Evgeny Korzh, head of the finished vehicles logistics department at Gefco Russia

"A promising direction is the increasing of [car] exports, especially given the current exchange rate of ruble,” said Manturov. “In the medium term of three to five years it will be necessary to support this vector within current budget commitments to double car exports by 2020, while by 2025 we aim to bring it from the current 7.7%, to 25%".

With a production target of between 2-2.5m cars, the aim is to get Russia to export at least 500,000 cars per year within the next decade. Market experts suggest that to meet that aim, there will have to be investment in the upgrading of port and railway infrastructure, depending on the destination of the exports.

“In my opinion, the need for investment [in infrastructure] will largely depend on export geography,” said Evgeny Korzh, head of the finished vehicles logistics department at Gefco Russia. “Today, most export supplies are for Belarus and Kazakhstan, with small deliveries to the countries of the Caucasus also.

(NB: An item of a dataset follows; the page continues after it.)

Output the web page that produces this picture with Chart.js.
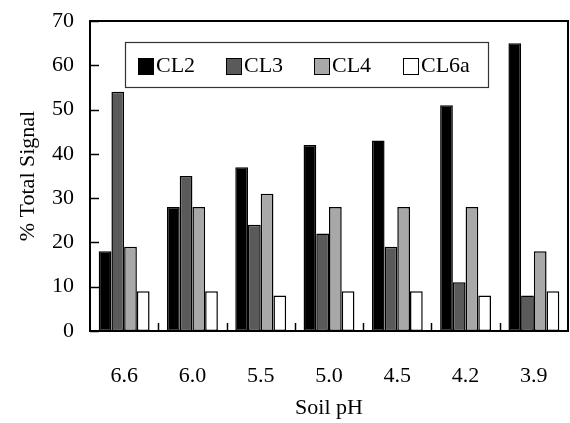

It is obvious that the expanding of this direction will not require additional investments.”

Current projects underway at the ports around St Petersburg also mean that by 2020, there will be enough capacity to handle increased exports.

“The terminal for ro-ro cargo at Port Bronka is currently able to process 130,000 units per year, but in 2017 we will be able to process 260,000 units,” Andrey Novikov, deputy head of sales and marketing at Fenix, which runs the port, said. “There are also terminals in Petrolesport, Yug-2 in Ust-Luga and a terminal in Novorossiysk. So in the near future I do not see the need for investments.” He also doubted that Russia would be exporting 500,000 cars via seaports by 2025.

Representatives of the port of Ust-Luga added that increased exports could be processed in the areas formerly reserved for imports.

“I think that in quantitative terms, the increase in exports of cars is much less than the overall decline in imports,” said Oleg Dekhtyar, deputy director general for commercial affairs at the Commercial Sea Port of Ust-Luga. “Most of the areas used for processing imported cars are loaded with no more than half. In addition, I am 100% sure that the vast majority of these exports will go to CIS countries, where low demand and falling national currencies make our vehicles more competitive than from other countries. This means that the export of motor vehicles will be carried out mainly by rail rather than by sea.”

Where investment in infrastructure will be needed is in supporting exports from the south of the country.

“With regard to Novorossiysk, the situation is not so simple,” said Gefco’s Korzh. “The capacity of the port, especially in terms of the handling of cars is very limited. Therefore, the need for investment here is most likely. At the same time, in the south of Russia there is a project underway to build a port terminal in Temryuk, which in the near future will handle cargo from the port of Novorossiysk and generally expand capacities of the southern logistics gates of Russia.”